20.   Further, Mr. Courtney provided no documentary evidence, such as an engagement letter or personal guarantee, showing that Ms. Dyck agreed to be personally liable for 111’s and Gaia’s invoices. So, I find Mr. Courtney has not proven that Ms. Dyck is personally liable for the amounts Mr. Courtney billed 111 and Gaia for in invoices 212, 230 and 238.
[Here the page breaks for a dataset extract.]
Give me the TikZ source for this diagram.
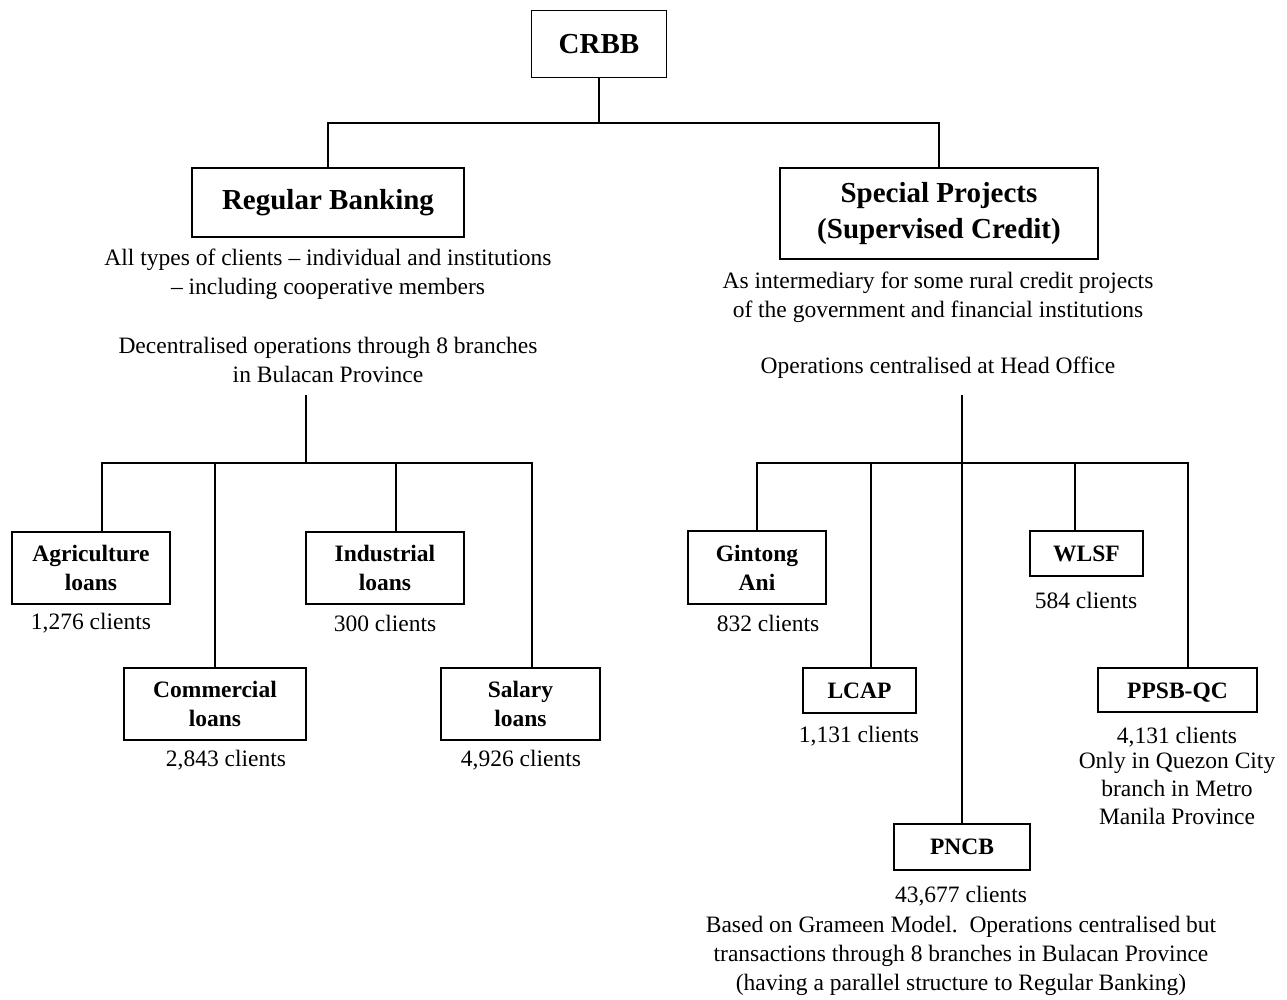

21.   Are there any outstanding invoices billed to Ms. Dyck personally? Invoice 193 is the only invoice Mr. Courtney submitted in evidence that is made out to Ms. Dyck. However, I find Mr. Courtney’s Statement of Account mentioned above shows that this invoice was paid in full from the $3,000 payment Mr. Courtney received on April 30, 2019. Mr. Courtney’s February 16, 2022 email in evidence supports this conclusion. In this email, Mr. Courtney noted the $3,969 balance owing, and said it was made up of $4,859 owed by Freshly Baked and $1,110 owed by Gaia, less a $2,000 payment he had received. There was no mention in this email of any amounts outstanding under invoice 193 or otherwise owed personally by Ms. Dyck.

22.   So, based on the evidence before me, I find there are no unpaid invoices remaining for which Ms. Dyck is personally liable. As a result, I dismiss Mr. Courtney’s claims.

23.   Under section 49 of the CRTA and CRT rules, the CRT will generally order an unsuccessful party to reimburse a successful party for CRT fees and reasonable dispute-related expenses. I see no reason in this case not to follow that general rule. Since Mr. Courtney was unsuccessful, I dismiss his reimbursement claim for paid CRT fees and dispute-related expenses. Ms. Dyck did not pay any CRT fees or claim any dispute-related expenses, so I order no reimbursement.

 

 

 

 

 

ORDER

24.   I dismiss Mr. Courtney’s claims and this dispute.